In the final inner space, the yogi or yogini visualizes five arrows representing the world of the senses, a bow, representing the mind, a noose, representing attachment, and a stick, representing aversion. The central triangle is the giver of all perfection. In the middle of the central triangle is a Bindu, representing pure consciousness and the original state of being.
Drawing the Shri Yantra
Shri Yantra geometry is trickier than it looks — for centuries, mathematicians were required to create accurate Shri Yantras, free of mistakes. It was assumed that no matter how carefully it was created, there would be tiny inaccuracies that could not be seen with the naked eye. Bear in mind — the thicker the lines and the cruder the rendering of a Shri Yantra, the higher the odds that it is an inaccurate depiction. The Shri Yantra Research website offers drawing instructions but has also developed software that renders mathematically accurate yantras.
How to Use the Shri Yantra
If you are using a Shri Yantra in a home or office, the Vedics recommend that it faces east. They also suggest occasionally bathing the yantra, if it is a copper and gold plate, in milk or rose water — if you want to go all out, place dots of sandalwood paste on the four corners of the yantra. Keep your yantra from accumulating dust or dirt. If the metal changes color from the milk/rosewater bath, it’s ok — the yantra is fine.

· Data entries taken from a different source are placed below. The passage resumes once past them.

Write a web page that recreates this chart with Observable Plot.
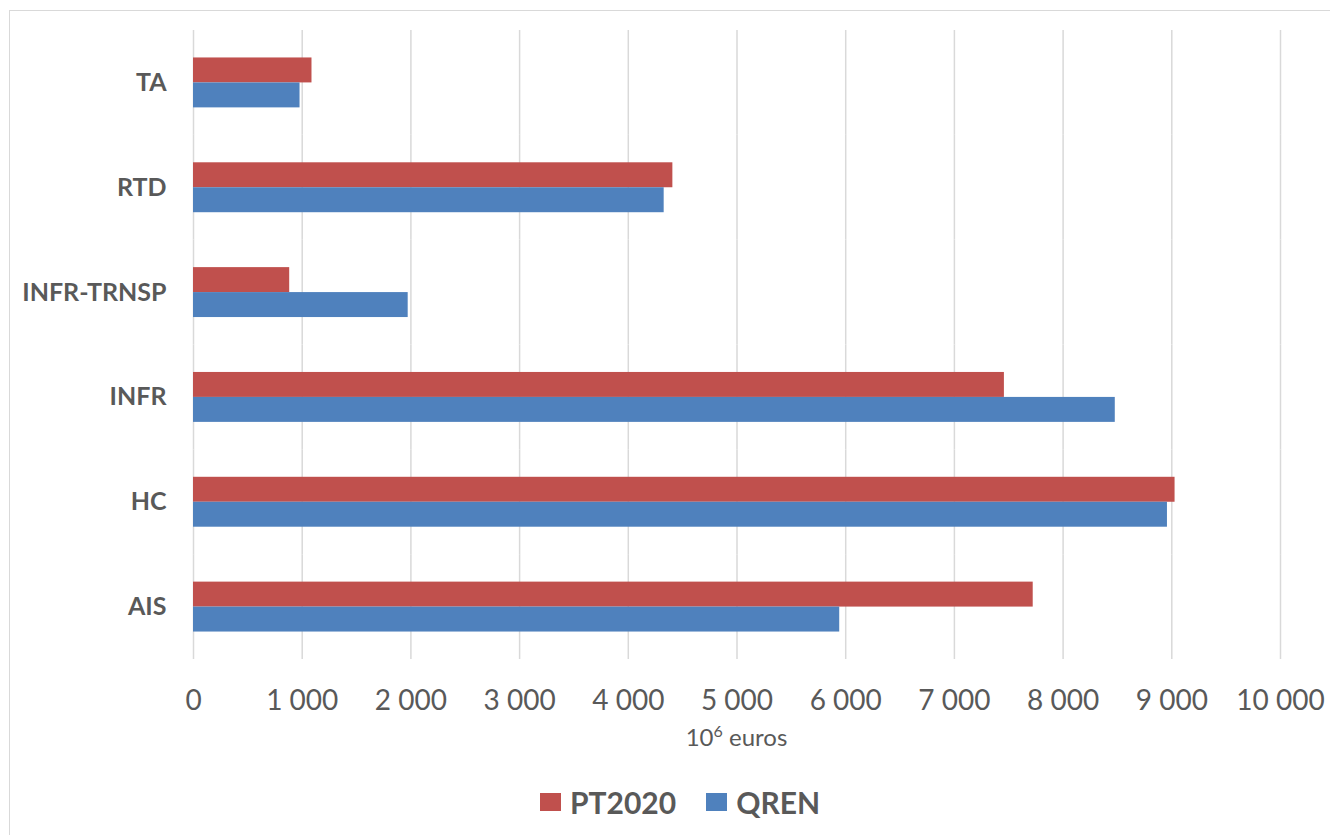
<!DOCTYPE html>
<html>
<head>
<meta charset="utf-8">
<script src="https://cdn.jsdelivr.net/npm/d3@7"></script>
<script src="https://cdn.jsdelivr.net/npm/@observablehq/plot@0.6"></script>
<style>
  html, body { margin: 0; padding: 0; background: #fff; }
  #wrap { position: relative; width: 1330px; height: 835px; overflow: hidden; font-family: Lato, "Open Sans", sans-serif; color: #595959; }
  #frame { position: absolute; left: 9px; top: 10px; width: 1340px; height: 840px; border: 1px solid #d9d9d9; box-sizing: border-box; }
  #chart { position: absolute; left: 0; top: 0; }
  #xlabel { position: absolute; left: 0; width: 1473px; top: 722px; text-align: center; font-size: 24px; }
  #xlabel sup { font-size: 16px; vertical-align: 9px; line-height: 0; }
  #legend { position: absolute; left: 540px; top: 784px; display: flex; align-items: center; font-weight: bold; font-size: 30px; }
  .sw { display: inline-block; width: 21px; height: 18px; margin-right: 9px; }
  .item { display: flex; align-items: center; margin-right: 30px; }
</style>
</head>
<body>
<div id="wrap">
  <div id="frame"></div>
  <div id="chart"></div>
  <div id="xlabel">10<sup>6</sup> euros</div>
  <div id="legend"></div>
</div>
<script>
const categories = ["TA", "RTD", "INFR-TRNSP", "INFR", "HC", "AIS"];
const seriesNames = ["PT2020", "QREN"];
const pt2020 = [1090, 4410, 885, 7460, 9030, 7725];
const qren = [980, 4330, 1975, 8480, 8960, 5945];
const xTicks = [0, 1000, 2000, 3000, 4000, 5000, 6000, 7000, 8000, 9000, 10000];
const colors = ["#C0504D", "#4F81BD"];

const rows = [];
categories.forEach((c, i) => {
  rows.push({category: c, series: seriesNames[0], value: pt2020[i]});
  rows.push({category: c, series: seriesNames[1], value: qren[i]});
});

const fmt = d => d3.format(",")(d).replace(/,/g, " ");

const chart = Plot.plot({
  width: 1330,
  height: 770,
  marginLeft: 193,
  marginRight: 50,
  marginTop: 30,
  marginBottom: 111,
  style: {fontFamily: "Lato, 'Open Sans', sans-serif", color: "#595959", background: "transparent", overflow: "visible"},
  x: {domain: [0, 10000], ticks: xTicks, axis: null},
  fy: {domain: categories, padding: 0, round: false, axis: null},
  y: {domain: seriesNames, paddingInner: 0, paddingOuter: 1.1, round: false, axis: null},
  color: {domain: seriesNames, range: colors},
  marks: [
    Plot.gridX(xTicks, {stroke: "#d9d9d9", strokeOpacity: 1, strokeWidth: 1.5}),
    Plot.barX(rows, {fy: "category", y: "series", x: "value", fill: "series"}),
    Plot.axisFy({anchor: "left", tickSize: 0, tickPadding: 27, fontSize: 25, fontWeight: "bold", label: null}),
    Plot.axisX(xTicks, {anchor: "bottom", tickSize: 0, tickPadding: 31, fontSize: 28, tickFormat: fmt, label: null})
  ]
});
document.getElementById("chart").appendChild(chart);

const legend = document.getElementById("legend");
seriesNames.forEach((s, i) => {
  const it = document.createElement("div");
  it.className = "item";
  const sw = document.createElement("span");
  sw.className = "sw";
  sw.style.background = colors[i];
  it.appendChild(sw);
  it.appendChild(document.createTextNode(s));
  legend.appendChild(it);
});
</script>
</body>
</html>
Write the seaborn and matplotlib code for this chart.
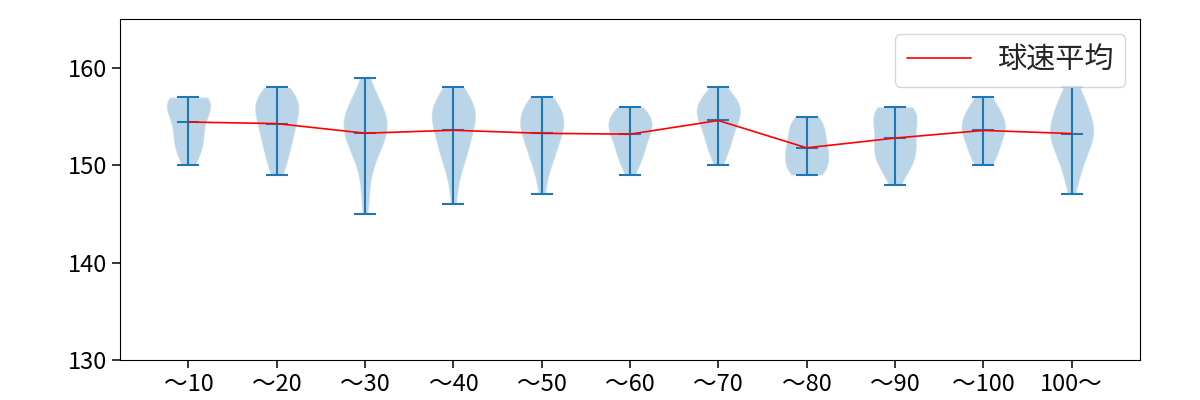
import numpy as np
import pandas as pd
import matplotlib
matplotlib.use("Agg")
import matplotlib.pyplot as plt
import seaborn as sns

categories = ["～10", "～20", "～30", "～40", "～50", "～60", "～70", "～80", "～90", "～100", "100～"]

speeds_10 = {150: 1, 151: 1, 152: 2, 153: 2, 154: 1, 155: 2, 156: 3, 157: 4}
speeds_20 = {149: 1, 150: 2, 151: 1, 152: 3, 153: 2, 154: 3, 155: 3, 156: 4, 157: 4, 158: 2}
speeds_30 = {145: 1, 146: 1, 147: 1, 148: 1, 149: 1, 150: 2, 151: 3, 152: 4, 153: 5, 154: 6,
             155: 6, 156: 4, 157: 3, 158: 2, 159: 1}
speeds_40 = {146: 1, 147: 1, 148: 1, 149: 1, 150: 3, 151: 3, 152: 4, 153: 4, 154: 5, 155: 6,
             156: 6, 157: 4, 158: 3}
speeds_50 = {147: 1, 148: 1, 149: 1, 150: 2, 151: 3, 152: 3, 153: 4, 154: 5, 155: 5, 156: 4, 157: 3}
speeds_60 = {149: 1, 150: 2, 151: 3, 152: 3, 153: 4, 154: 5, 155: 5, 156: 3}
speeds_70 = {150: 1, 151: 2, 152: 3, 153: 3, 154: 4, 155: 5, 156: 6, 157: 4, 158: 2}
speeds_80 = {149: 3, 150: 3, 151: 3, 152: 3, 153: 2, 154: 3, 155: 2}
speeds_90 = {148: 1, 149: 1, 150: 3, 151: 3, 152: 3, 153: 3, 154: 2, 155: 4, 156: 4}
speeds_100 = {150: 2, 151: 3, 152: 3, 153: 4, 154: 5, 155: 4, 156: 3, 157: 2}
speeds_100p = {147: 1, 148: 1, 149: 2, 150: 2, 151: 3, 152: 4, 153: 5, 154: 5, 155: 4,
               156: 3, 157: 3, 158: 2}

groups = [speeds_10, speeds_20, speeds_30, speeds_40, speeds_50, speeds_60,
          speeds_70, speeds_80, speeds_90, speeds_100, speeds_100p]

legend_label = "球速平均"

sns.set_style("ticks")
plt.rcParams["font.family"] = ["Noto Sans CJK JP", "DejaVu Sans"]
plt.rcParams["axes.edgecolor"] = "black"

samples = [np.repeat(list(g.keys()), list(g.values())).astype(float) for g in groups]
positions = np.arange(1, len(categories) + 1)

fig, ax = plt.subplots(figsize=(12, 4), dpi=100)
fig.subplots_adjust(left=0.1, right=0.95, top=0.952, bottom=0.1)

ax.violinplot(samples, positions=positions, showmeans=True)

means = pd.DataFrame({"pos": positions, "mean": [s.mean() for s in samples]})
sns.lineplot(data=means, x="pos", y="mean", color="red", linewidth=1.2,
             label=legend_label, ax=ax)

ax.set_xticks(positions)
ax.set_xticklabels(categories)
ax.set_ylim(130, 165)
ax.set_yticks([130, 140, 150, 160])
ax.set_xlabel("")
ax.set_ylabel("")
ax.tick_params(labelsize=17, length=6, width=1.1, colors="black")
for s in ax.spines.values():
    s.set_visible(True)
    s.set_color("black")
ax.legend(loc="upper right", fontsize=21, handlelength=2.2, handletextpad=0.9)

fig.savefig("out.png")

Shri Yantra Gazing Meditation
There are any number of Shri Yantras meditations, but one very direct way to bring the geometry into one’s consciousness is with a gazing method. This technique is used with many sacred symbols.
- A blank, white wall, board, or piece of paper.
- An accurate Shri Yantra image. It’s best to use a simple black and white image. Information on how to evaluate a Shri Yantra is here.
- All three points of the largest triangles should be touching the outer circle.
- The uppermost point of each triangle should touch the horizontal baseline of the next or lower triangle.
- A timer
Sit comfortably in a position that allows you to remain alert. Have your Shri Yantra image on hand as well as your blank white surface. If using a white wall, be sure you have a clear view.
Set the timer for five minutes and begin gazing at the yantra image. Keep the gaze soft — let the eyes relax and passively allow the image to enter the visual awareness.
Stay focused on the image. If the mind wanders, bring it back without judgement or reactivity.
When five minutes are over, immediately move the gaze to the blank white surface. Allow the afterimage to take form — colors will be reversed, i.e. black to white. Keep gazing at the afterimage as long as you can see it; when it fades, close your eyes and allow any remaining afterimage to emerge. Keep your attention on it until it completely fades.
Repeat as many times as you like. Try doing the practice for 30-days and find out what happens to life under the influence of the Shri Yantra.